# Directions for this task
Exclude the pictures and return every line exactly as written.

# Information shown
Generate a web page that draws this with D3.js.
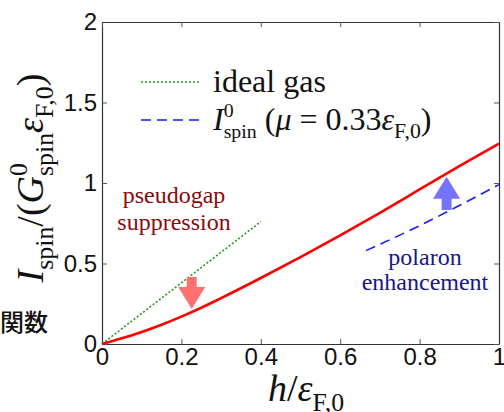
<!DOCTYPE html>
<html>
<head>
<meta charset="utf-8">
<script src="https://cdn.jsdelivr.net/npm/d3@7"></script>
<style>
body { margin: 0; background: #fff; }
</style>
</head>
<body>
<svg width="504" height="412"></svg>
<script>
// I_spin / (G0 eF) vs h/eF  (strong coupling result)
var hVals    = [0, 0.05, 0.1, 0.15, 0.2, 0.25, 0.3, 0.4, 0.5, 0.6, 0.7, 0.8, 0.9, 1.0];
var spinVals = [0, 0.035, 0.075, 0.12, 0.17, 0.225, 0.285, 0.41, 0.54, 0.675, 0.815, 0.96, 1.105, 1.245];
// ideal gas
var idealH    = [0, 0.4];
var idealVals = [0, 0.76];
// I0_spin (mu = 0.33 eF)
var polH    = [0.665, 0.8, 0.9, 1.0];
var polVals = [0.58, 0.735, 0.86, 0.99];
// arrows: position, start value, end value
var arrowH    = [0.226, 0.868];
var arrowFrom = [0.416, 0.832];
var arrowTo   = [0.217, 1.039];

var xTicks = [0, 0.2, 0.4, 0.6, 0.8, 1];
var xTickLabels = ["0", "0.2", "0.4", "0.6", "0.8", "1"];
var yTicks = [0, 0.5, 1, 1.5, 2];
var yTickLabels = ["0", "0.5", "1", "1.5", "2"];

var SERIF = "'Liberation Serif'", SANS = "'Liberation Sans'", CJK = "'Noto Sans CJK JP'";

var svg = d3.select("svg");
var margin = {top: 22, right: 5, bottom: 68, left: 102},
    width = 504 - margin.left - margin.right,
    height = 412 - margin.top - margin.bottom;

var x = d3.scaleLinear().domain([0, 1]).range([margin.left, margin.left + width]);
var y = d3.scaleLinear().domain([0, 2]).range([margin.top + height, margin.top]);

// axes (ticks inward on all sides)
function styleAxis(g) {
  g.select(".domain").attr("stroke", "#333").attr("stroke-width", 1.2);
  g.selectAll(".tick line").attr("stroke", "#555");
  g.selectAll(".tick text")
      .style("font-family", SANS).style("font-size", "24px").attr("fill", "#111");
}
svg.append("g")
    .attr("transform", "translate(0," + y(0) + ")")
    .call(d3.axisBottom(x).tickValues(xTicks).tickSize(-5).tickSizeOuter(0).tickPadding(4)
      .tickFormat(function(d, i) { return xTickLabels[i]; }))
    .call(styleAxis);
svg.append("g")
    .attr("transform", "translate(" + x(0) + ",0)")
    .call(d3.axisLeft(y).tickValues(yTicks).tickSize(-5).tickSizeOuter(0).tickPadding(5)
      .tickFormat(function(d, i) { return yTickLabels[i]; }))
    .call(styleAxis);
svg.append("g")
    .attr("transform", "translate(0," + y(2) + ")")
    .call(d3.axisTop(x).tickValues(xTicks).tickSize(-5).tickSizeOuter(0).tickFormat(""))
    .call(styleAxis);
svg.append("g")
    .attr("transform", "translate(" + x(1) + ",0)")
    .call(d3.axisRight(y).tickValues(yTicks).tickSize(-5).tickSizeOuter(0).tickFormat(""))
    .call(styleAxis);

var line = d3.line()
    .x(function(d) { return x(d[0]); })
    .y(function(d) { return y(d[1]); });

svg.append("path")
    .datum(d3.zip(idealH, idealVals))
    .attr("d", line)
    .attr("fill", "none")
    .attr("stroke", "#1e9a1e")
    .attr("stroke-width", 1.6)
    .attr("stroke-dasharray", "2,2");

svg.append("path")
    .datum(d3.zip(polH, polVals))
    .attr("d", line.curve(d3.curveMonotoneX))
    .attr("fill", "none")
    .attr("stroke", "#1a1aff")
    .attr("stroke-width", 1.6)
    .attr("stroke-dasharray", "10,6");

svg.append("path")
    .datum(d3.zip(hVals, spinVals))
    .attr("d", line.curve(d3.curveMonotoneX))
    .attr("fill", "none")
    .attr("stroke", "#ff0000")
    .attr("stroke-width", 2.6);

// block arrows
var arrowColors = ["#ff7070", "#7474ff"];
arrowH.forEach(function(h, i) {
  var cx = x(h), ty = y(arrowFrom[i]), py = y(arrowTo[i]);
  var dir = py > ty ? 1 : -1, hl = 22, hw = 13.5, sw = 5;
  var hb = py - dir * hl;
  var pts = [[cx - sw, ty], [cx + sw, ty], [cx + sw, hb], [cx + hw, hb],
             [cx, py], [cx - hw, hb], [cx - sw, hb]];
  svg.append("polygon")
      .attr("points", pts.map(function(p) { return p.join(","); }).join(" "))
      .attr("fill", arrowColors[i]);
});

// rich text: runs of {s, f: size factor, y: baseline offset (em), i: italic, back: stack over previous}
function rich(text, runs, size) {
  var cur = 0, prev = null;
  text.style("font-family", SERIF).style("font-size", size + "px");
  runs.forEach(function(r) {
    var f = r.f || 1, off = (r.y || 0) * size;
    var t = text.append("tspan").text(r.s)
        .style("font-family", SERIF)
        .style("font-size", (size * f) + "px")
        .style("font-style", r.i ? "italic" : "normal")
        .attr("dy", off - cur);
    if (r.back && prev) t.attr("dx", -prev.node().getComputedTextLength());
    cur = off; prev = t;
  });
}
var SUB = 0.25, SUP = -0.42, SF = 0.68;

// legend
svg.append("line").attr("x1", 141).attr("x2", 200).attr("y1", 82).attr("y2", 82)
    .attr("stroke", "#1e9a1e").attr("stroke-width", 1.6).attr("stroke-dasharray", "2,2");
svg.append("line").attr("x1", 141).attr("x2", 200).attr("y1", 120).attr("y2", 120)
    .attr("stroke", "#1a1aff").attr("stroke-width", 1.6).attr("stroke-dasharray", "10,6");
svg.append("text").attr("x", 213).attr("y", 92)
    .style("font-family", SERIF).style("font-size", "32px").attr("fill", "#111")
    .text("ideal gas");
rich(svg.append("text").attr("x", 213).attr("y", 130).attr("fill", "#111"), [
  {s: "I", i: true},
  {s: "0", f: 0.62, y: -0.4},
  {s: "spin", f: 0.62, y: SUB, back: true},
  {s: "\u00a0("},
  {s: "\u03bc", i: true},
  {s: "\u00a0=\u00a00.33"},
  {s: "\u03b5", i: true},
  {s: "F,0", f: SF, y: SUB},
  {s: ")"}
], 32);

// annotations
var ann = svg.append("text").style("font-family", SERIF).style("font-size", "24px")
    .attr("fill", "#8b0a0a").attr("text-anchor", "middle");
ann.append("tspan").attr("x", 174).attr("y", 203).text("pseudogap");
ann.append("tspan").attr("x", 174).attr("y", 230).text("suppression");
var ann2 = svg.append("text").style("font-family", SERIF).style("font-size", "24px")
    .attr("fill", "#16168a").attr("text-anchor", "middle");
ann2.append("tspan").attr("x", 425).attr("y", 265).text("polaron");
ann2.append("tspan").attr("x", 425).attr("y", 290).text("enhancement");

// axis titles
rich(svg.append("text").attr("x", 268).attr("y", 401).attr("fill", "#111"), [
  {s: "h", i: true},
  {s: "/"},
  {s: "\u03b5", i: true},
  {s: "F,0", f: SF, y: SUB}
], 38);

rich(svg.append("text")
    .attr("transform", "translate(43,178) rotate(-90)")
    .attr("text-anchor", "middle")
    .attr("fill", "#111"), [
  {s: "I", i: true},
  {s: "spin", f: SF, y: SUB},
  {s: "/(", y: 0},
  {s: "G", i: true},
  {s: "0", f: SF, y: SUP},
  {s: "spin", f: SF, y: SUB, back: true},
  {s: "\u03b5", i: true, y: 0},
  {s: "F,0", f: SF, y: SUB},
  {s: ")", y: 0}
], 38);

svg.append("text").attr("x", 0).attr("y", 331)
    .style("font-family", CJK).style("font-size", "24px").style("font-weight", 500)
    .attr("fill", "#111")
    .text("関数");
</script>
</body>
</html>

# Response for this exercise
Generate a web page that draws this with D3.js.
<!DOCTYPE html>
<html>
<head>
<meta charset="utf-8">
<script src="https://cdn.jsdelivr.net/npm/d3@7"></script>
<style>
body { margin: 0; background: #fff; }
</style>
</head>
<body>
<svg width="504" height="412"></svg>
<script>
// I_spin / (G0 eF) vs h/eF  (strong coupling result)
var hVals    = [0, 0.05, 0.1, 0.15, 0.2, 0.25, 0.3, 0.4, 0.5, 0.6, 0.7, 0.8, 0.9, 1.0];
var spinVals = [0, 0.035, 0.075, 0.12, 0.17, 0.225, 0.285, 0.41, 0.54, 0.675, 0.815, 0.96, 1.105, 1.245];
// ideal gas
var idealH    = [0, 0.4];
var idealVals = [0, 0.76];
// I0_spin (mu = 0.33 eF)
var polH    = [0.665, 0.8, 0.9, 1.0];
var polVals = [0.58, 0.735, 0.86, 0.99];
// arrows: position, start value, end value
var arrowH    = [0.226, 0.868];
var arrowFrom = [0.416, 0.832];
var arrowTo   = [0.217, 1.039];

var xTicks = [0, 0.2, 0.4, 0.6, 0.8, 1];
var xTickLabels = ["0", "0.2", "0.4", "0.6", "0.8", "1"];
var yTicks = [0, 0.5, 1, 1.5, 2];
var yTickLabels = ["0", "0.5", "1", "1.5", "2"];

var SERIF = "'Liberation Serif'", SANS = "'Liberation Sans'", CJK = "'Noto Sans CJK JP'";

var svg = d3.select("svg");
var margin = {top: 22, right: 5, bottom: 68, left: 102},
    width = 504 - margin.left - margin.right,
    height = 412 - margin.top - margin.bottom;

var x = d3.scaleLinear().domain([0, 1]).range([margin.left, margin.left + width]);
var y = d3.scaleLinear().domain([0, 2]).range([margin.top + height, margin.top]);

// axes (ticks inward on all sides)
function styleAxis(g) {
  g.select(".domain").attr("stroke", "#333").attr("stroke-width", 1.2);
  g.selectAll(".tick line").attr("stroke", "#555");
  g.selectAll(".tick text")
      .style("font-family", SANS).style("font-size", "24px").attr("fill", "#111");
}
svg.append("g")
    .attr("transform", "translate(0," + y(0) + ")")
    .call(d3.axisBottom(x).tickValues(xTicks).tickSize(-5).tickSizeOuter(0).tickPadding(4)
      .tickFormat(function(d, i) { return xTickLabels[i]; }))
    .call(styleAxis);
svg.append("g")
    .attr("transform", "translate(" + x(0) + ",0)")
    .call(d3.axisLeft(y).tickValues(yTicks).tickSize(-5).tickSizeOuter(0).tickPadding(5)
      .tickFormat(function(d, i) { return yTickLabels[i]; }))
    .call(styleAxis);
svg.append("g")
    .attr("transform", "translate(0," + y(2) + ")")
    .call(d3.axisTop(x).tickValues(xTicks).tickSize(-5).tickSizeOuter(0).tickFormat(""))
    .call(styleAxis);
svg.append("g")
    .attr("transform", "translate(" + x(1) + ",0)")
    .call(d3.axisRight(y).tickValues(yTicks).tickSize(-5).tickSizeOuter(0).tickFormat(""))
    .call(styleAxis);

var line = d3.line()
    .x(function(d) { return x(d[0]); })
    .y(function(d) { return y(d[1]); });

svg.append("path")
    .datum(d3.zip(idealH, idealVals))
    .attr("d", line)
    .attr("fill", "none")
    .attr("stroke", "#1e9a1e")
    .attr("stroke-width", 1.6)
    .attr("stroke-dasharray", "2,2");

svg.append("path")
    .datum(d3.zip(polH, polVals))
    .attr("d", line.curve(d3.curveMonotoneX))
    .attr("fill", "none")
    .attr("stroke", "#1a1aff")
    .attr("stroke-width", 1.6)
    .attr("stroke-dasharray", "10,6");

svg.append("path")
    .datum(d3.zip(hVals, spinVals))
    .attr("d", line.curve(d3.curveMonotoneX))
    .attr("fill", "none")
    .attr("stroke", "#ff0000")
    .attr("stroke-width", 2.6);

// block arrows
var arrowColors = ["#ff7070", "#7474ff"];
arrowH.forEach(function(h, i) {
  var cx = x(h), ty = y(arrowFrom[i]), py = y(arrowTo[i]);
  var dir = py > ty ? 1 : -1, hl = 22, hw = 13.5, sw = 5;
  var hb = py - dir * hl;
  var pts = [[cx - sw, ty], [cx + sw, ty], [cx + sw, hb], [cx + hw, hb],
             [cx, py], [cx - hw, hb], [cx - sw, hb]];
  svg.append("polygon")
      .attr("points", pts.map(function(p) { return p.join(","); }).join(" "))
      .attr("fill", arrowColors[i]);
});

// rich text: runs of {s, f: size factor, y: baseline offset (em), i: italic, back: stack over previous}
function rich(text, runs, size) {
  var cur = 0, prev = null;
  text.style("font-family", SERIF).style("font-size", size + "px");
  runs.forEach(function(r) {
    var f = r.f || 1, off = (r.y || 0) * size;
    var t = text.append("tspan").text(r.s)
        .style("font-family", SERIF)
        .style("font-size", (size * f) + "px")
        .style("font-style", r.i ? "italic" : "normal")
        .attr("dy", off - cur);
    if (r.back && prev) t.attr("dx", -prev.node().getComputedTextLength());
    cur = off; prev = t;
  });
}
var SUB = 0.25, SUP = -0.42, SF = 0.68;

// legend
svg.append("line").attr("x1", 141).attr("x2", 200).attr("y1", 82).attr("y2", 82)
    .attr("stroke", "#1e9a1e").attr("stroke-width", 1.6).attr("stroke-dasharray", "2,2");
svg.append("line").attr("x1", 141).attr("x2", 200).attr("y1", 120).attr("y2", 120)
    .attr("stroke", "#1a1aff").attr("stroke-width", 1.6).attr("stroke-dasharray", "10,6");
svg.append("text").attr("x", 213).attr("y", 92)
    .style("font-family", SERIF).style("font-size", "32px").attr("fill", "#111")
    .text("ideal gas");
rich(svg.append("text").attr("x", 213).attr("y", 130).attr("fill", "#111"), [
  {s: "I", i: true},
  {s: "0", f: 0.62, y: -0.4},
  {s: "spin", f: 0.62, y: SUB, back: true},
  {s: "\u00a0("},
  {s: "\u03bc", i: true},
  {s: "\u00a0=\u00a00.33"},
  {s: "\u03b5", i: true},
  {s: "F,0", f: SF, y: SUB},
  {s: ")"}
], 32);

// annotations
var ann = svg.append("text").style("font-family", SERIF).style("font-size", "24px")
    .attr("fill", "#8b0a0a").attr("text-anchor", "middle");
ann.append("tspan").attr("x", 174).attr("y", 203).text("pseudogap");
ann.append("tspan").attr("x", 174).attr("y", 230).text("suppression");
var ann2 = svg.append("text").style("font-family", SERIF).style("font-size", "24px")
    .attr("fill", "#16168a").attr("text-anchor", "middle");
ann2.append("tspan").attr("x", 425).attr("y", 265).text("polaron");
ann2.append("tspan").attr("x", 425).attr("y", 290).text("enhancement");

// axis titles
rich(svg.append("text").attr("x", 268).attr("y", 401).attr("fill", "#111"), [
  {s: "h", i: true},
  {s: "/"},
  {s: "\u03b5", i: true},
  {s: "F,0", f: SF, y: SUB}
], 38);

rich(svg.append("text")
    .attr("transform", "translate(43,178) rotate(-90)")
    .attr("text-anchor", "middle")
    .attr("fill", "#111"), [
  {s: "I", i: true},
  {s: "spin", f: SF, y: SUB},
  {s: "/(", y: 0},
  {s: "G", i: true},
  {s: "0", f: SF, y: SUP},
  {s: "spin", f: SF, y: SUB, back: true},
  {s: "\u03b5", i: true, y: 0},
  {s: "F,0", f: SF, y: SUB},
  {s: ")", y: 0}
], 38);

svg.append("text").attr("x", 0).attr("y", 331)
    .style("font-family", CJK).style("font-size", "24px").style("font-weight", 500)
    .attr("fill", "#111")
    .text("関数");
</script>
</body>
</html>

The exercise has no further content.